EXERCISE
Quote all of the data that follows exactly as written, skipping the images.
** BEGIN DATASET CONTENT **
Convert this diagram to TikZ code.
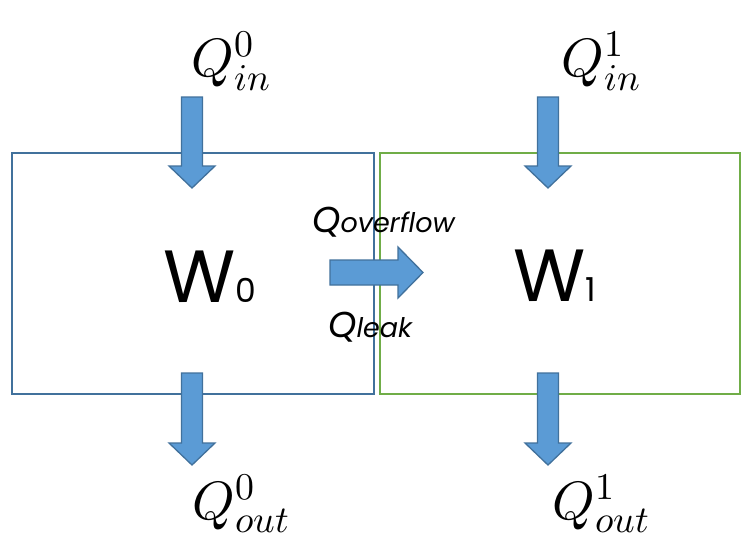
\documentclass[tikz,border=0pt]{standalone}
\usepackage{fontspec}
\usepackage{unicode-math}
\setmathfont{Latin Modern Math}
\newfontfamily\wfont{Poppins}
\definecolor{arrfill}{HTML}{5B9BD5}
\definecolor{arrline}{HTML}{41719C}
\definecolor{boxblue}{HTML}{41719C}
\definecolor{boxgreen}{HTML}{70AD47}
\newcommand\vdarrow[3]{%
  \filldraw[flowarrow] (#1-10.5,#2) -- (#1+10.5,#2) -- (#1+10.5,#3-22) -- (#1+23,#3-22)
    -- (#1,#3) -- (#1-23,#3-22) -- (#1-10.5,#3-22) -- cycle;}
\begin{document}
\begin{tikzpicture}[x=1pt,y=-1pt,
  flowarrow/.style={fill=arrfill,draw=arrline,line width=1.3pt,line join=miter},
  wbox/.style={draw=#1,line width=2pt,minimum height=241pt,inner sep=0pt,anchor=north west},
  mathlbl/.style={anchor=base,inner sep=0pt,font=\fontsize{54}{60}\selectfont},
  flowlbl/.style={anchor=base west,inner sep=0pt}]
\useasboundingbox (0,0) rectangle (741,539);
\fill[white] (0,0) rectangle (741,539);
\node[wbox=boxblue,minimum width=362pt] (w0) at (11,152) {};
\node[wbox=boxgreen,minimum width=360pt] (w1) at (379,152) {};
\node[flowlbl] (w0lbl) at (163,302) {\wfont\fontsize{74}{74}\selectfont W\fontsize{33}{33}\selectfont 0};
\node[flowlbl] (w1lbl) at (513,301) {\wfont\fontsize{74}{74}\selectfont W\fontsize{33}{33}\selectfont 1};
\vdarrow{192}{97}{188}
\vdarrow{192}{373}{465}
\vdarrow{548}{97}{188}
\vdarrow{548}{373}{465}
\filldraw[flowarrow] (330,260) -- (398,260) -- (398,247) -- (423,272.5) -- (398,298) -- (398,285) -- (330,285) -- cycle;
\node[flowlbl] (qover) at (312,232) {\wfont\itshape\fontsize{36}{36}\selectfont Q\fontsize{27}{27}\selectfont overflow};
\node[flowlbl] (qleak) at (328,337) {\wfont\itshape\fontsize{36}{36}\selectfont Q\fontsize{27}{27}\selectfont leak};
\node[mathlbl] (qin0) at (231,76) {$Q^0_{in}$};
\node[mathlbl] (qin1) at (601,76) {$Q^1_{in}$};
\node[mathlbl] (qout0) at (241,519) {$Q^0_{out}$};
\node[mathlbl] (qout1) at (601,519) {$Q^1_{out}$};
\end{tikzpicture}
\end{document}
** END DATASET CONTENT **
COMPLETE ANSWER
Convert this diagram to TikZ code.
\documentclass[tikz,border=0pt]{standalone}
\usepackage{fontspec}
\usepackage{unicode-math}
\setmathfont{Latin Modern Math}
\newfontfamily\wfont{Poppins}
\definecolor{arrfill}{HTML}{5B9BD5}
\definecolor{arrline}{HTML}{41719C}
\definecolor{boxblue}{HTML}{41719C}
\definecolor{boxgreen}{HTML}{70AD47}
\newcommand\vdarrow[3]{%
  \filldraw[flowarrow] (#1-10.5,#2) -- (#1+10.5,#2) -- (#1+10.5,#3-22) -- (#1+23,#3-22)
    -- (#1,#3) -- (#1-23,#3-22) -- (#1-10.5,#3-22) -- cycle;}
\begin{document}
\begin{tikzpicture}[x=1pt,y=-1pt,
  flowarrow/.style={fill=arrfill,draw=arrline,line width=1.3pt,line join=miter},
  wbox/.style={draw=#1,line width=2pt,minimum height=241pt,inner sep=0pt,anchor=north west},
  mathlbl/.style={anchor=base,inner sep=0pt,font=\fontsize{54}{60}\selectfont},
  flowlbl/.style={anchor=base west,inner sep=0pt}]
\useasboundingbox (0,0) rectangle (741,539);
\fill[white] (0,0) rectangle (741,539);
\node[wbox=boxblue,minimum width=362pt] (w0) at (11,152) {};
\node[wbox=boxgreen,minimum width=360pt] (w1) at (379,152) {};
\node[flowlbl] (w0lbl) at (163,302) {\wfont\fontsize{74}{74}\selectfont W\fontsize{33}{33}\selectfont 0};
\node[flowlbl] (w1lbl) at (513,301) {\wfont\fontsize{74}{74}\selectfont W\fontsize{33}{33}\selectfont 1};
\vdarrow{192}{97}{188}
\vdarrow{192}{373}{465}
\vdarrow{548}{97}{188}
\vdarrow{548}{373}{465}
\filldraw[flowarrow] (330,260) -- (398,260) -- (398,247) -- (423,272.5) -- (398,298) -- (398,285) -- (330,285) -- cycle;
\node[flowlbl] (qover) at (312,232) {\wfont\itshape\fontsize{36}{36}\selectfont Q\fontsize{27}{27}\selectfont overflow};
\node[flowlbl] (qleak) at (328,337) {\wfont\itshape\fontsize{36}{36}\selectfont Q\fontsize{27}{27}\selectfont leak};
\node[mathlbl] (qin0) at (231,76) {$Q^0_{in}$};
\node[mathlbl] (qin1) at (601,76) {$Q^1_{in}$};
\node[mathlbl] (qout0) at (241,519) {$Q^0_{out}$};
\node[mathlbl] (qout1) at (601,519) {$Q^1_{out}$};
\end{tikzpicture}
\end{document}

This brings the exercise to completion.